* Work instructions
Reproduce exactly the lines below, from the first one through the line containing "const FONT = 'Liberation", and omit any pictures.

* Information provided

— begin —

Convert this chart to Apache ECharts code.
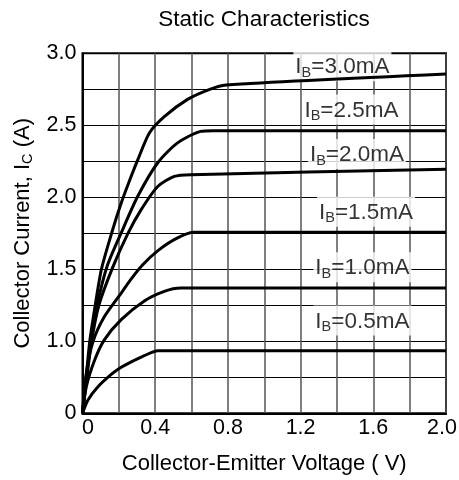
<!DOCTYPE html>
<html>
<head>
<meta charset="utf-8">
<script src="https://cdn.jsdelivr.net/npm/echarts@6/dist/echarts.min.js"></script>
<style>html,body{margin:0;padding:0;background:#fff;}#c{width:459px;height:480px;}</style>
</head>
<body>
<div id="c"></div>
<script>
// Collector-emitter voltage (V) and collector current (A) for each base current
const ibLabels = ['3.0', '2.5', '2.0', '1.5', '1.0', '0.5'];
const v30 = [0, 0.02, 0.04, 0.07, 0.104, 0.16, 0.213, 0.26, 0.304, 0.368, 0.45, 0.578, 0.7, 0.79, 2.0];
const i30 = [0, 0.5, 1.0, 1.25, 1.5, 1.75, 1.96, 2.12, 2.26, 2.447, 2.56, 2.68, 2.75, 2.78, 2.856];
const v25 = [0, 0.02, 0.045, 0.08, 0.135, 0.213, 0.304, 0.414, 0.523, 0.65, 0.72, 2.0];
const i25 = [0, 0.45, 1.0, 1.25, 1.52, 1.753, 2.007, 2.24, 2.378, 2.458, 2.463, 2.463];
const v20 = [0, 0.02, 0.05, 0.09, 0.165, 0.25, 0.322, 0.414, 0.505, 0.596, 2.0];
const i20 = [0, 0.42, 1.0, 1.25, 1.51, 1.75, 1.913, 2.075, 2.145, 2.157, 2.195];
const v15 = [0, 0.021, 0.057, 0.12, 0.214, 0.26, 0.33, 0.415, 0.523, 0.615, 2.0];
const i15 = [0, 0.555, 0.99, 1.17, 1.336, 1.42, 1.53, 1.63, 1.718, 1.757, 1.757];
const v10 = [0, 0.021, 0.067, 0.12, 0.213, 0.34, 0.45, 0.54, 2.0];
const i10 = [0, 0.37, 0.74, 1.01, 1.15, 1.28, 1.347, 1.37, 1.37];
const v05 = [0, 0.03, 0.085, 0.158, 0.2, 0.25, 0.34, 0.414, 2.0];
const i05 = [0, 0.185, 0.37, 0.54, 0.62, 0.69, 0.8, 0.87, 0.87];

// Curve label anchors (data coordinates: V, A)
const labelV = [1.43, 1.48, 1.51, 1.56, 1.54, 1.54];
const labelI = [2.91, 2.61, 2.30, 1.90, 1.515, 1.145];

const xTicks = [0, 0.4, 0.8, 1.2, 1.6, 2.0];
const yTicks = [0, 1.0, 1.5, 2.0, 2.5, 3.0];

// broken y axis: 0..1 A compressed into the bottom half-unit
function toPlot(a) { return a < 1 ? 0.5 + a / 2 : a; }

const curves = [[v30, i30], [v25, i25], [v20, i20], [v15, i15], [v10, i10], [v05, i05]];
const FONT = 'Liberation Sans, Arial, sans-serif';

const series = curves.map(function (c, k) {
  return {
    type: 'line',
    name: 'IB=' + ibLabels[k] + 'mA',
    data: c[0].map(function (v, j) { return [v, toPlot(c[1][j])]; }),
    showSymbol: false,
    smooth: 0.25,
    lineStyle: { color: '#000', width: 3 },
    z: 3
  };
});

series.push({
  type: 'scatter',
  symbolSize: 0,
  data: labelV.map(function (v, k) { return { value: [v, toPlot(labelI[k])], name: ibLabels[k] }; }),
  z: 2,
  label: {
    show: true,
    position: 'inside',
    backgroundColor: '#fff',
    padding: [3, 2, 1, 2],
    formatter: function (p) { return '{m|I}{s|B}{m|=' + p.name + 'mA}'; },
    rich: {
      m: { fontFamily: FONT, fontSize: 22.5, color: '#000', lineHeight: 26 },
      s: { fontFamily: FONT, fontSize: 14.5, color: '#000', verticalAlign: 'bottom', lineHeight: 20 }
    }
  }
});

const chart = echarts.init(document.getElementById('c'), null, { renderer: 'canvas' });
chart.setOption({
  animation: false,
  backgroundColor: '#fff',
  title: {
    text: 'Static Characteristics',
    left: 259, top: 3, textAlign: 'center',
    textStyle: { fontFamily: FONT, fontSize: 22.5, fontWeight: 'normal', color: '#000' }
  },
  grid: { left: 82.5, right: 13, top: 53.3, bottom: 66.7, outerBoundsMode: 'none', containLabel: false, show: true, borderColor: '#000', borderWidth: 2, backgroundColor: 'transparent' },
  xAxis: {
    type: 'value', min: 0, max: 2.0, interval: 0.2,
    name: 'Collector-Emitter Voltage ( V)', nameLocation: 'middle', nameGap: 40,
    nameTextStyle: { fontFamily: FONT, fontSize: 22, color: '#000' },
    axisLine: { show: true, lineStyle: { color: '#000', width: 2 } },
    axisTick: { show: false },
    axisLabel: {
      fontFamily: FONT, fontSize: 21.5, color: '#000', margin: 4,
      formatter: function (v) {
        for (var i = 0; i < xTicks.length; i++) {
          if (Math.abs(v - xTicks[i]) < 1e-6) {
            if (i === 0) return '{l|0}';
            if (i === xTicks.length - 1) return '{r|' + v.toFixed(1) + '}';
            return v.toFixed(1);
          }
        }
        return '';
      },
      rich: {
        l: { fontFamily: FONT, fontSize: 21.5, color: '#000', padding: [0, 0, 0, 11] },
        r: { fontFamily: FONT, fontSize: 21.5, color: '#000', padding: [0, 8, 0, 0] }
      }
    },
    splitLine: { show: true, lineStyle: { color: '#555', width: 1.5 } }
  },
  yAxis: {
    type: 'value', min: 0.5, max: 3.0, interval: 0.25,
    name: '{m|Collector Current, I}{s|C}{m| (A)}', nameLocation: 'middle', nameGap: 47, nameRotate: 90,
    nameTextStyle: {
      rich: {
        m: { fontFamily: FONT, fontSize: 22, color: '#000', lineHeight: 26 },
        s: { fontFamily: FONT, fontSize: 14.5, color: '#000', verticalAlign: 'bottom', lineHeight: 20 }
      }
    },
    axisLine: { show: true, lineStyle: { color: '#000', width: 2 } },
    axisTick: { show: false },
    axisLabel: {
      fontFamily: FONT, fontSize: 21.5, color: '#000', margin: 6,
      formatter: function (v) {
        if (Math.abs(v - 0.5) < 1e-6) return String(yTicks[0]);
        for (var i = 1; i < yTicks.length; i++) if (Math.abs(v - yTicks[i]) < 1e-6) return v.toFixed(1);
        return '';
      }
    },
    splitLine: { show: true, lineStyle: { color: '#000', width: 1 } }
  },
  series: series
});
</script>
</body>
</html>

— end —

* Final answer
Convert this chart to Apache ECharts code.
<!DOCTYPE html>
<html>
<head>
<meta charset="utf-8">
<script src="https://cdn.jsdelivr.net/npm/echarts@6/dist/echarts.min.js"></script>
<style>html,body{margin:0;padding:0;background:#fff;}#c{width:459px;height:480px;}</style>
</head>
<body>
<div id="c"></div>
<script>
// Collector-emitter voltage (V) and collector current (A) for each base current
const ibLabels = ['3.0', '2.5', '2.0', '1.5', '1.0', '0.5'];
const v30 = [0, 0.02, 0.04, 0.07, 0.104, 0.16, 0.213, 0.26, 0.304, 0.368, 0.45, 0.578, 0.7, 0.79, 2.0];
const i30 = [0, 0.5, 1.0, 1.25, 1.5, 1.75, 1.96, 2.12, 2.26, 2.447, 2.56, 2.68, 2.75, 2.78, 2.856];
const v25 = [0, 0.02, 0.045, 0.08, 0.135, 0.213, 0.304, 0.414, 0.523, 0.65, 0.72, 2.0];
const i25 = [0, 0.45, 1.0, 1.25, 1.52, 1.753, 2.007, 2.24, 2.378, 2.458, 2.463, 2.463];
const v20 = [0, 0.02, 0.05, 0.09, 0.165, 0.25, 0.322, 0.414, 0.505, 0.596, 2.0];
const i20 = [0, 0.42, 1.0, 1.25, 1.51, 1.75, 1.913, 2.075, 2.145, 2.157, 2.195];
const v15 = [0, 0.021, 0.057, 0.12, 0.214, 0.26, 0.33, 0.415, 0.523, 0.615, 2.0];
const i15 = [0, 0.555, 0.99, 1.17, 1.336, 1.42, 1.53, 1.63, 1.718, 1.757, 1.757];
const v10 = [0, 0.021, 0.067, 0.12, 0.213, 0.34, 0.45, 0.54, 2.0];
const i10 = [0, 0.37, 0.74, 1.01, 1.15, 1.28, 1.347, 1.37, 1.37];
const v05 = [0, 0.03, 0.085, 0.158, 0.2, 0.25, 0.34, 0.414, 2.0];
const i05 = [0, 0.185, 0.37, 0.54, 0.62, 0.69, 0.8, 0.87, 0.87];

// Curve label anchors (data coordinates: V, A)
const labelV = [1.43, 1.48, 1.51, 1.56, 1.54, 1.54];
const labelI = [2.91, 2.61, 2.30, 1.90, 1.515, 1.145];

const xTicks = [0, 0.4, 0.8, 1.2, 1.6, 2.0];
const yTicks = [0, 1.0, 1.5, 2.0, 2.5, 3.0];

// broken y axis: 0..1 A compressed into the bottom half-unit
function toPlot(a) { return a < 1 ? 0.5 + a / 2 : a; }

const curves = [[v30, i30], [v25, i25], [v20, i20], [v15, i15], [v10, i10], [v05, i05]];
const FONT = 'Liberation Sans, Arial, sans-serif';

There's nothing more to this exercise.